* _Work to complete_
Find the word "this" in the material below and gather every line that contains it.

* _Information supplied_
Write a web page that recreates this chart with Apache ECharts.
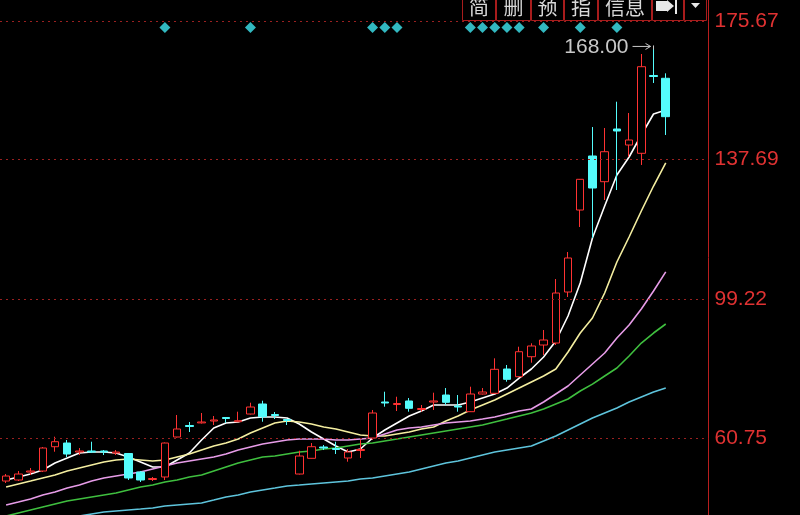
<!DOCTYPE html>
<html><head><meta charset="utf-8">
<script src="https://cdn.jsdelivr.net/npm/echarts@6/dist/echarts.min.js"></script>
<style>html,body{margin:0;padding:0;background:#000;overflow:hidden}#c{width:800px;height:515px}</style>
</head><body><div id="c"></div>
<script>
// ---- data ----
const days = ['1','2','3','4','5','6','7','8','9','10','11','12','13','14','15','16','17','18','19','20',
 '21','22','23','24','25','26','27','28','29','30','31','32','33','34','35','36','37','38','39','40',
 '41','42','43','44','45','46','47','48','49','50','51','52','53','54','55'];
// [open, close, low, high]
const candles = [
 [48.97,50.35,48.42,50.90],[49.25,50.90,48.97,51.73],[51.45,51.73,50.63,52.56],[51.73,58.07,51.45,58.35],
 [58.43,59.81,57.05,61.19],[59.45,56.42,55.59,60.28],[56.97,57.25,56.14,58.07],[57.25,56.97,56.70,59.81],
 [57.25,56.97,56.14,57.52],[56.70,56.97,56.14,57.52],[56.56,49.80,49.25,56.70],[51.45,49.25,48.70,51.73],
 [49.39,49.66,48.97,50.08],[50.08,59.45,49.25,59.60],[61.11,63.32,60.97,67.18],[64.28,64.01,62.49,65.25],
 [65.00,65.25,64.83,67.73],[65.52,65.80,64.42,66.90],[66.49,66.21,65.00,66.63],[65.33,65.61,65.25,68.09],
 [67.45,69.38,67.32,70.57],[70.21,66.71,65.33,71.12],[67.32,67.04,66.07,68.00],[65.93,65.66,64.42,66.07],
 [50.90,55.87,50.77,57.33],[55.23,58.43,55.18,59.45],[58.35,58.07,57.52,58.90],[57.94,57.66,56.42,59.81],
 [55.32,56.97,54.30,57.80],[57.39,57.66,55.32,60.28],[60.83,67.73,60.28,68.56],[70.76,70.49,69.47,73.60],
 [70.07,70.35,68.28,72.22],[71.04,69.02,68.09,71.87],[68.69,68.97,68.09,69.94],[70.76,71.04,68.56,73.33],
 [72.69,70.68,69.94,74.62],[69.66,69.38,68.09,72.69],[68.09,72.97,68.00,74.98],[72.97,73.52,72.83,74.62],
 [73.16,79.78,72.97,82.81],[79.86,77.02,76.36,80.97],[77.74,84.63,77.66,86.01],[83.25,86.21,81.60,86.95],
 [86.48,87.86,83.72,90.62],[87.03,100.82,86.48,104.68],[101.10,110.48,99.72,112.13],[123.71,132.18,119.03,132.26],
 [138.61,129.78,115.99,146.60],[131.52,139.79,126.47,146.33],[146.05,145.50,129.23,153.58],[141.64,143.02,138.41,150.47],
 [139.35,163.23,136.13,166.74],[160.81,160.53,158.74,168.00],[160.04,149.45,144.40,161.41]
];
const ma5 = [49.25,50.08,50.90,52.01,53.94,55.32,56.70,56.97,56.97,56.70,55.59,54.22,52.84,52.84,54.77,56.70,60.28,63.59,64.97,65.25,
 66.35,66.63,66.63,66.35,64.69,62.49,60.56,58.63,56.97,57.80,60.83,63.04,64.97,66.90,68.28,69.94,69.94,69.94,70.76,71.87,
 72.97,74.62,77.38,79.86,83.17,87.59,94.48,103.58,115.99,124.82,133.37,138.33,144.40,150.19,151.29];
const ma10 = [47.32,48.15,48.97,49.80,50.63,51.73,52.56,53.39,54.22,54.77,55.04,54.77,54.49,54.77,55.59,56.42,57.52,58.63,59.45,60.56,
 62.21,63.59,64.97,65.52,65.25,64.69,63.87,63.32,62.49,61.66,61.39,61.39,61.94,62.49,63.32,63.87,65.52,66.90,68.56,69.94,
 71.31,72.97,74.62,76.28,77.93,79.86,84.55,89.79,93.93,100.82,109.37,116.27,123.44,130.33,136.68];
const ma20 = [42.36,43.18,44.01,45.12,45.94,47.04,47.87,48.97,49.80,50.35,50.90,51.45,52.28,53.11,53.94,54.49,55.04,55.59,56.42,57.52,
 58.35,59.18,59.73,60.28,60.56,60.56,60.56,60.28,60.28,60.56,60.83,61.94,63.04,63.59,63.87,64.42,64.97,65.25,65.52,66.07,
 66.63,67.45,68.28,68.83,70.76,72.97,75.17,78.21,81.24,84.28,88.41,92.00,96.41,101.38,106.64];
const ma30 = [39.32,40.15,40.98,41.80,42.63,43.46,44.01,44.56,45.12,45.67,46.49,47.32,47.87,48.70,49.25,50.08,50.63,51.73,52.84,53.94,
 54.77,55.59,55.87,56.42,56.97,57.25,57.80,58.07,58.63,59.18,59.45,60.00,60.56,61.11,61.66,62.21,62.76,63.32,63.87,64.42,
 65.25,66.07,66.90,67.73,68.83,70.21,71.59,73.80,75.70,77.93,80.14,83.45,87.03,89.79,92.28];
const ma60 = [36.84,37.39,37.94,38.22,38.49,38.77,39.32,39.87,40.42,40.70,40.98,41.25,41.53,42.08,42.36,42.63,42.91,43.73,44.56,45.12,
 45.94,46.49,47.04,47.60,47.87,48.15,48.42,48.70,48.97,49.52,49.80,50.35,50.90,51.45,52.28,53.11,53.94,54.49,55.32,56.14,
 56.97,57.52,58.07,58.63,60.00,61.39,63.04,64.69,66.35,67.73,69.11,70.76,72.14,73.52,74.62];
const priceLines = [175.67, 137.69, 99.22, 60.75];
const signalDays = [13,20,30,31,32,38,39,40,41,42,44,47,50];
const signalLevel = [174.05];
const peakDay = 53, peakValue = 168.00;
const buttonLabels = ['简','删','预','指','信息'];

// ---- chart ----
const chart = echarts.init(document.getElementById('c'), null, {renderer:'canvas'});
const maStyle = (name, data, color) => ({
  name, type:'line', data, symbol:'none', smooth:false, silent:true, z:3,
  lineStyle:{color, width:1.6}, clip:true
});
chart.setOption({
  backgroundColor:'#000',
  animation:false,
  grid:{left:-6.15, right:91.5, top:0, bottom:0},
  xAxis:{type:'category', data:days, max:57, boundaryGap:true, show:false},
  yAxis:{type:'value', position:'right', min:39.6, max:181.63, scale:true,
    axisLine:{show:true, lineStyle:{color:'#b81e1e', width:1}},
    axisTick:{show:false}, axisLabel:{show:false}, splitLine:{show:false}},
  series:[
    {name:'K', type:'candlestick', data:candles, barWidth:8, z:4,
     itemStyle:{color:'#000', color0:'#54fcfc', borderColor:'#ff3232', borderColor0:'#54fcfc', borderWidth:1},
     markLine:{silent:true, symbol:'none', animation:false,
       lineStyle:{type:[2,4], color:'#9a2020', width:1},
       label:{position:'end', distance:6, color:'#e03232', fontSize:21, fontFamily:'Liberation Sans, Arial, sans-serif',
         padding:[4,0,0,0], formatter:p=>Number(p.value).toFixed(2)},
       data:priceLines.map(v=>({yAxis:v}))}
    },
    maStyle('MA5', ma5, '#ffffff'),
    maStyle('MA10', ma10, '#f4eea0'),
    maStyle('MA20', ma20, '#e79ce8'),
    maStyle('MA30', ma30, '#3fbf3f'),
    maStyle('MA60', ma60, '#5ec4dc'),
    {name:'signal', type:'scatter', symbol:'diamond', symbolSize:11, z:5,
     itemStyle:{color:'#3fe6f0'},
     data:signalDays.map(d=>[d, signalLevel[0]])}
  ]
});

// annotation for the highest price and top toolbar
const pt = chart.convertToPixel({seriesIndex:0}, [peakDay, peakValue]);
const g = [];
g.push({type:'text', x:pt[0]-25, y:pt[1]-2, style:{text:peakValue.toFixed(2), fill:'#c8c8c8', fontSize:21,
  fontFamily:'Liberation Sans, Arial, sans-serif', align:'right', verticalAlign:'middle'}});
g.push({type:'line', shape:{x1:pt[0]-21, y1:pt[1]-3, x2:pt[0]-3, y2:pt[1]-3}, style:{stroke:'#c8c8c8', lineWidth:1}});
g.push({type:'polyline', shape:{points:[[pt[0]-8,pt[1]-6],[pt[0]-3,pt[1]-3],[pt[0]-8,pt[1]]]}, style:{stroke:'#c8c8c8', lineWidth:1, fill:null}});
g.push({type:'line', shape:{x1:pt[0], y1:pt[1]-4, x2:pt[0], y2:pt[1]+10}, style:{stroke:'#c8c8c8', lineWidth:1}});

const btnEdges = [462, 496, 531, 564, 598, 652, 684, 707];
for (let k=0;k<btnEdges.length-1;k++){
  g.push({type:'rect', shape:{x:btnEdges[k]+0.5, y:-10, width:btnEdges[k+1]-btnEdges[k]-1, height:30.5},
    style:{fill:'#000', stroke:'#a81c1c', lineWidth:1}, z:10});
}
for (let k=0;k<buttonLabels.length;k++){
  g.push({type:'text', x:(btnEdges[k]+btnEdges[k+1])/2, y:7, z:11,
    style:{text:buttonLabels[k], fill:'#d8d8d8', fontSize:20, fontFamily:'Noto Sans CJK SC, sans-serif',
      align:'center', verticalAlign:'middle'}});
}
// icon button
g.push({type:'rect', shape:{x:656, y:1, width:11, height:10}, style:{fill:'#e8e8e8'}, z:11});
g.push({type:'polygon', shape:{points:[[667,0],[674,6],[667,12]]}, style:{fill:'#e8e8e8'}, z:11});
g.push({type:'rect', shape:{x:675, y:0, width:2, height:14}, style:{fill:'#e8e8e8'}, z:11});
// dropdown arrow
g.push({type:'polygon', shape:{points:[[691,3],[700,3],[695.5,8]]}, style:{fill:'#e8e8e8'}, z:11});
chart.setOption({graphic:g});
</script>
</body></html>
---
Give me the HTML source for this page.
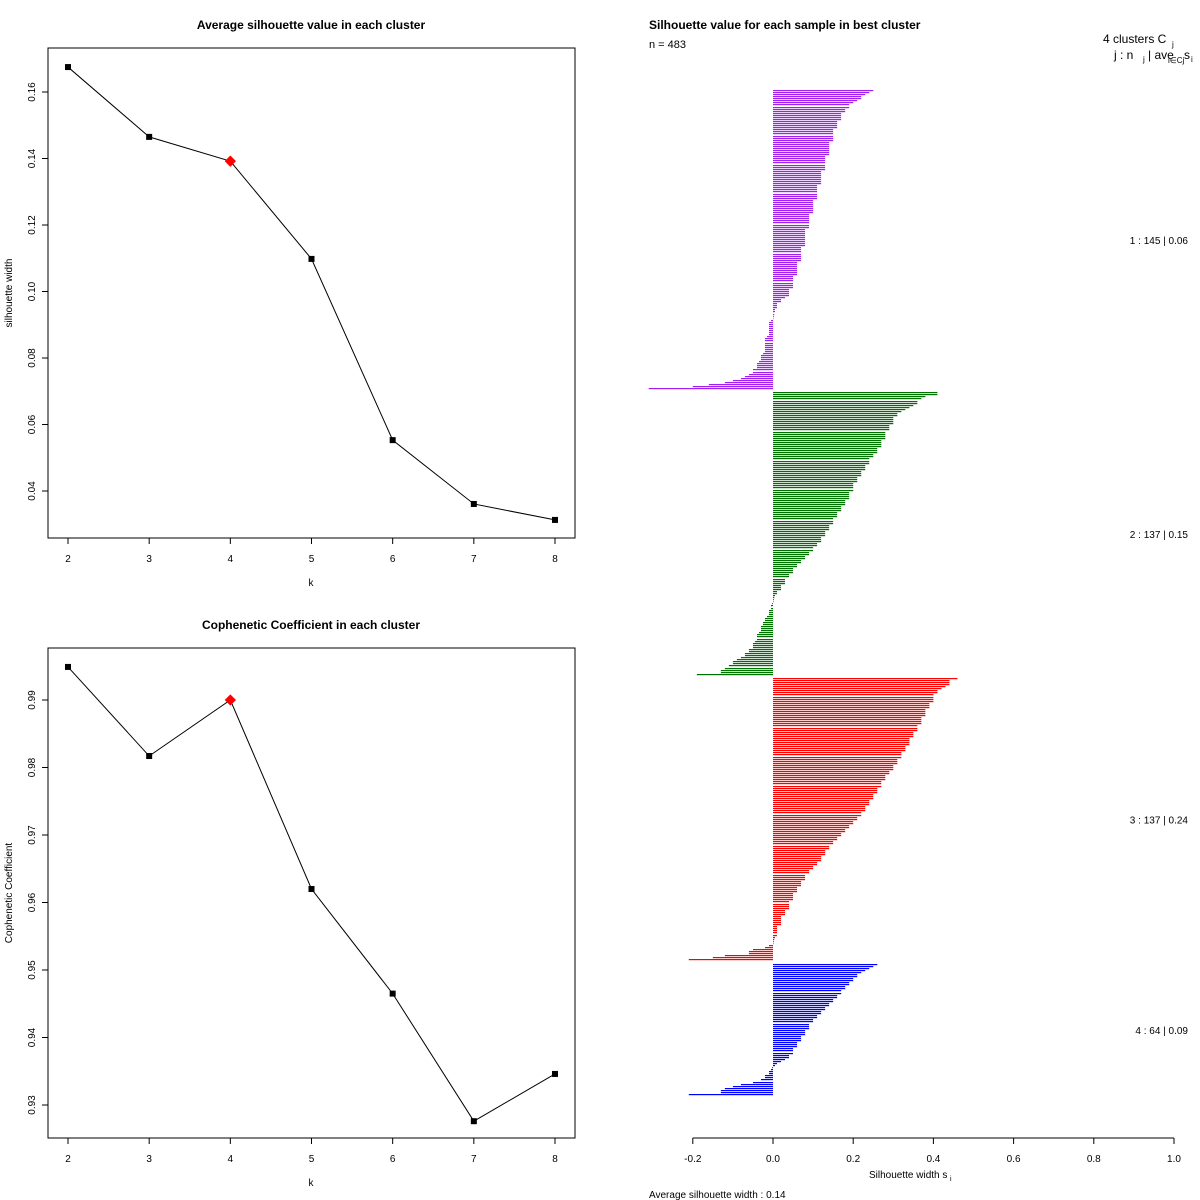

* _Completed exercise_
Write a web page that recreates this chart with Apache ECharts.
Give me the HTML source for this page.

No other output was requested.